_Written instruction_
Write out, word for word, only the data from its first line to the line containing "import * as".

_Stored data_
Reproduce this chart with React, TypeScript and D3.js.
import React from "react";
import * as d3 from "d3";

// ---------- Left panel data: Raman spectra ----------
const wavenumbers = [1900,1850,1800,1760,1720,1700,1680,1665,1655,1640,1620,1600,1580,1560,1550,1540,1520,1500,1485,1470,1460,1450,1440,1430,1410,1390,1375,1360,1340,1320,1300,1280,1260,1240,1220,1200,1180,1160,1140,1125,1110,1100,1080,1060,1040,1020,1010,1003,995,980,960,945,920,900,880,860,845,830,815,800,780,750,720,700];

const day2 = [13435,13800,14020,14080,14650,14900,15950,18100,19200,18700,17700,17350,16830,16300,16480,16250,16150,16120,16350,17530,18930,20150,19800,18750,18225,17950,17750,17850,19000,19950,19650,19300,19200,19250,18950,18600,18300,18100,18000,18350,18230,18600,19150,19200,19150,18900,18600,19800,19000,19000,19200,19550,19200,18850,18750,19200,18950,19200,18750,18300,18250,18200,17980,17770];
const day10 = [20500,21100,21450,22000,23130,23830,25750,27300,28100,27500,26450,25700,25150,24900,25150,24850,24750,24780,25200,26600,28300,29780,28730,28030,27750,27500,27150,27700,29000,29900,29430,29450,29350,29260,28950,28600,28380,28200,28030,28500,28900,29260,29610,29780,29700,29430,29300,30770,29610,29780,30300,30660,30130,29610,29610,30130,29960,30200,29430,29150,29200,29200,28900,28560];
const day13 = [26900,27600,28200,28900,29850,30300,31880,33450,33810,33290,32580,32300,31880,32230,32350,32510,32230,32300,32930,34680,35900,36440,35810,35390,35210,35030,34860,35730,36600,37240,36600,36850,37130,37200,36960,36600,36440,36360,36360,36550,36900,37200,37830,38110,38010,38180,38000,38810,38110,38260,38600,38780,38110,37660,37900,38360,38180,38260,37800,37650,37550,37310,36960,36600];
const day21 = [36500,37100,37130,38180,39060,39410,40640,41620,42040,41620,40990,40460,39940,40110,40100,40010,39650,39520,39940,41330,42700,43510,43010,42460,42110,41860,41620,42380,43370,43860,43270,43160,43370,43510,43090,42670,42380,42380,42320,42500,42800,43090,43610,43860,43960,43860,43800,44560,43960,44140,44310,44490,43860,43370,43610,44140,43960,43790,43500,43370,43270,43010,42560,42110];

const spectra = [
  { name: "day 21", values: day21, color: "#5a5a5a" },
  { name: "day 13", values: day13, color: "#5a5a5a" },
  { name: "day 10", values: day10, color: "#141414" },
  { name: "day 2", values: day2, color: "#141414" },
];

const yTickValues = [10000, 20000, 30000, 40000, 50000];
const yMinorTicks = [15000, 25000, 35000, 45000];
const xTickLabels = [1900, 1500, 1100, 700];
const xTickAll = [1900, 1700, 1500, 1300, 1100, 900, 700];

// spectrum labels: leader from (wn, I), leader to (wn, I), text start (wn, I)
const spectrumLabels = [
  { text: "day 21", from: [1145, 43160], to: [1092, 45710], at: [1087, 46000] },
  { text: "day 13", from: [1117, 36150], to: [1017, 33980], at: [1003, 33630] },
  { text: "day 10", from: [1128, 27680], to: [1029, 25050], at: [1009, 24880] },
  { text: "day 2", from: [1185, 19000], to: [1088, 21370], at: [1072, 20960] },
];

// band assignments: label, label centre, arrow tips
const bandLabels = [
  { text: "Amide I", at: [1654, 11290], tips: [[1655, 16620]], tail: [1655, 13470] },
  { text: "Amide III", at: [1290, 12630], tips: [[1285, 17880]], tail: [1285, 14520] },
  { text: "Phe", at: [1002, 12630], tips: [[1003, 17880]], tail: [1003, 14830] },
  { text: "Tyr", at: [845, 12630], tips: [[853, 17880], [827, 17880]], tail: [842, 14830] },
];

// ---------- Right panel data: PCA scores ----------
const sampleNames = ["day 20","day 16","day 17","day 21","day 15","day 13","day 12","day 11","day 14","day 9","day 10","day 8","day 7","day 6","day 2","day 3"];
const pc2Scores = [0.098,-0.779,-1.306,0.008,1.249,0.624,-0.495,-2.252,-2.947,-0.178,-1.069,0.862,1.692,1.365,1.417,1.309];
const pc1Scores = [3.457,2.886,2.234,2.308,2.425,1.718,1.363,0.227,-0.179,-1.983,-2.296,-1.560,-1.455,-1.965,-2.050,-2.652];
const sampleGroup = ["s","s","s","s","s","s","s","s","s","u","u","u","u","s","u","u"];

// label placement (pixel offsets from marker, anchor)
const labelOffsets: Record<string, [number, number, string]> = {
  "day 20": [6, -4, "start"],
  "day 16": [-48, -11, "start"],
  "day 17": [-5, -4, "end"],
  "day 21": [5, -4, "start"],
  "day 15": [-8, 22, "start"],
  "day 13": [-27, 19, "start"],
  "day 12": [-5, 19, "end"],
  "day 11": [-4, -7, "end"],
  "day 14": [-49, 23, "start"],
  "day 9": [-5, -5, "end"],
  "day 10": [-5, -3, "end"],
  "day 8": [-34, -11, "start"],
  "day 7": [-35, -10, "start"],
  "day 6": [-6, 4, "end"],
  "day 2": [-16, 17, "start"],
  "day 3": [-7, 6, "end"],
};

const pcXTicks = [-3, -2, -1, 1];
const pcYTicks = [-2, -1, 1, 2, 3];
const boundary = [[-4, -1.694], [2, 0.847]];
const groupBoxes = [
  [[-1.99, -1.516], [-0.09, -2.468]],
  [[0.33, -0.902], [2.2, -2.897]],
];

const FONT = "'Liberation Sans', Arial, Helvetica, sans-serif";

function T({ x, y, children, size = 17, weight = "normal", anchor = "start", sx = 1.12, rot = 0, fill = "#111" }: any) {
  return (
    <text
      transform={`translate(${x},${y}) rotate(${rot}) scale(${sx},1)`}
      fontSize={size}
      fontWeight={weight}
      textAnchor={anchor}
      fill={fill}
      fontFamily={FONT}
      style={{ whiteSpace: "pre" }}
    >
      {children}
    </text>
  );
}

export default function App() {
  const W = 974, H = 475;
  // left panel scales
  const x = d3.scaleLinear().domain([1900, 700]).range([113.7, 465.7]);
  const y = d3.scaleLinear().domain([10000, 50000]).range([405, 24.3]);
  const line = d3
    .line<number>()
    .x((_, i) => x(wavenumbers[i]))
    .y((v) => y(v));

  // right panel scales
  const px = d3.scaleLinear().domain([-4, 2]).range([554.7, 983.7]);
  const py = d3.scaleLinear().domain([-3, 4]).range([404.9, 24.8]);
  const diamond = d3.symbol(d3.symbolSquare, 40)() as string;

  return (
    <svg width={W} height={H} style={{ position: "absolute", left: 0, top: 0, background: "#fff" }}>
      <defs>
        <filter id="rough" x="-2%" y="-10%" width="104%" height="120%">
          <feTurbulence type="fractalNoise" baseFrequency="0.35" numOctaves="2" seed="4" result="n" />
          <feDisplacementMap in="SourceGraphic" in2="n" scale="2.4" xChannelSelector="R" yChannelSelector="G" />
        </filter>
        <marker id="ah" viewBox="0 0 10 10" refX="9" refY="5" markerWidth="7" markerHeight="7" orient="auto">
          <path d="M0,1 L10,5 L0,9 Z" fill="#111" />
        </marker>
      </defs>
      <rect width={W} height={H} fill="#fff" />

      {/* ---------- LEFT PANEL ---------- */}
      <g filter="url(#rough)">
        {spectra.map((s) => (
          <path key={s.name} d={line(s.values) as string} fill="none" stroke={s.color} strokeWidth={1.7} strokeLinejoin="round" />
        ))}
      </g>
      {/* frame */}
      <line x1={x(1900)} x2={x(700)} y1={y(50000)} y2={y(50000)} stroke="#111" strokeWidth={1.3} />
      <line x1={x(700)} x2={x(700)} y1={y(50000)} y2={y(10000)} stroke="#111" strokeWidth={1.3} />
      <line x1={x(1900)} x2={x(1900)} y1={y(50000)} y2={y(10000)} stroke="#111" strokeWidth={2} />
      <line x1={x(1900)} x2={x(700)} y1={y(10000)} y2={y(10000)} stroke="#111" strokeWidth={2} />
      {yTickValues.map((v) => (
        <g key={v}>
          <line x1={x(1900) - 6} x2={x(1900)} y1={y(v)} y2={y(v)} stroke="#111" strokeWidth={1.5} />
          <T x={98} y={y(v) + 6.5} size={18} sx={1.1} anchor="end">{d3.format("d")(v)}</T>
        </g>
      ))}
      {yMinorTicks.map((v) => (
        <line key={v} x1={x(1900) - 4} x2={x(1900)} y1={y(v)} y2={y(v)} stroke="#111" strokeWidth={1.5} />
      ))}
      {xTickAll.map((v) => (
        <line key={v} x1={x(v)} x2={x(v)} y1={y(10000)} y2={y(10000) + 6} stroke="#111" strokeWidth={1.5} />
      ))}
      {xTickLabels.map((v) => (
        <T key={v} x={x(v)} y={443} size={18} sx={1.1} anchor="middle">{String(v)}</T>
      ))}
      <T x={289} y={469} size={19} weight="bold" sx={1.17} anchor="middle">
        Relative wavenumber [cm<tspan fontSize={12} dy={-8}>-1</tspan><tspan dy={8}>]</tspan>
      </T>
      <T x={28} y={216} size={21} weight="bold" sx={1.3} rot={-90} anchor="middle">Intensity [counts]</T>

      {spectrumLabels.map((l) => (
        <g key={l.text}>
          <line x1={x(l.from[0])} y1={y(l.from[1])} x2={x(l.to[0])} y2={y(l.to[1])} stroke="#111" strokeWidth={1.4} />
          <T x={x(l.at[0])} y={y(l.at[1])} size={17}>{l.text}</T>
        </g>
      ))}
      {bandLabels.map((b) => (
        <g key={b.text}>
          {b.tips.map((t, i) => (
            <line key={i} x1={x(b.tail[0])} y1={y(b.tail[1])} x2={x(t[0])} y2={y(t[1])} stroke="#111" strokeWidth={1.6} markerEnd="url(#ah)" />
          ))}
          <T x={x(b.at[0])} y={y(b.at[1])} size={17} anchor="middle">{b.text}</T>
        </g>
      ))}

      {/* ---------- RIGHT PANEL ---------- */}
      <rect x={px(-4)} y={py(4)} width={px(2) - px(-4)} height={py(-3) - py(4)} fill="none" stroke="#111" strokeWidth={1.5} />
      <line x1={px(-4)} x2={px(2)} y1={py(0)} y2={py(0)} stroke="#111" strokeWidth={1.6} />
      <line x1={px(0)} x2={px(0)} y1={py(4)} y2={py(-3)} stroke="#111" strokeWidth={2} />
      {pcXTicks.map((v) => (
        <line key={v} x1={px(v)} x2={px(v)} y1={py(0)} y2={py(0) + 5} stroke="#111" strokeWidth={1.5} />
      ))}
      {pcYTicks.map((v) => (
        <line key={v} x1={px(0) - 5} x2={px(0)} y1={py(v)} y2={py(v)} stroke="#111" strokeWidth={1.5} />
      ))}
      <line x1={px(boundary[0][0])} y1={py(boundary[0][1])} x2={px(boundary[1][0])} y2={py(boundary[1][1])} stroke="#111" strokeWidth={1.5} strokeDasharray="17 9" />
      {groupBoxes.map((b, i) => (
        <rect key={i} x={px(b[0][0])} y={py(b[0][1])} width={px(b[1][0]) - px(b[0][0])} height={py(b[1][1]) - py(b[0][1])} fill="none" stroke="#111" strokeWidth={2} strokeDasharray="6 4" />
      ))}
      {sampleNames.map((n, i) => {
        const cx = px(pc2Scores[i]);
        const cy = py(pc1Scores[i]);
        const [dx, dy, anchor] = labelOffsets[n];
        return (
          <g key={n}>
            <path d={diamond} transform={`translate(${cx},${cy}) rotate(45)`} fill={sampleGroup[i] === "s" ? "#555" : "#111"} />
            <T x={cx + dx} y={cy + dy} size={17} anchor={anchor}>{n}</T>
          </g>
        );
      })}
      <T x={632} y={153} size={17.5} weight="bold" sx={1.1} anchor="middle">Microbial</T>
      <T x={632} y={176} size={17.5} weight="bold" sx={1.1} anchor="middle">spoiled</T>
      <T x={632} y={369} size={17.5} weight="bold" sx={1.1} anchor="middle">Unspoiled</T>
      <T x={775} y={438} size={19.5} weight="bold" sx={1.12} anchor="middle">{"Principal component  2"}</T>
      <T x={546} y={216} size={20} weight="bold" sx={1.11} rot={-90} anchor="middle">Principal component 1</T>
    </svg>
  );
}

_Written response_
Reproduce this chart with React, TypeScript and D3.js.
import React from "react";
import * as d3 from "d3";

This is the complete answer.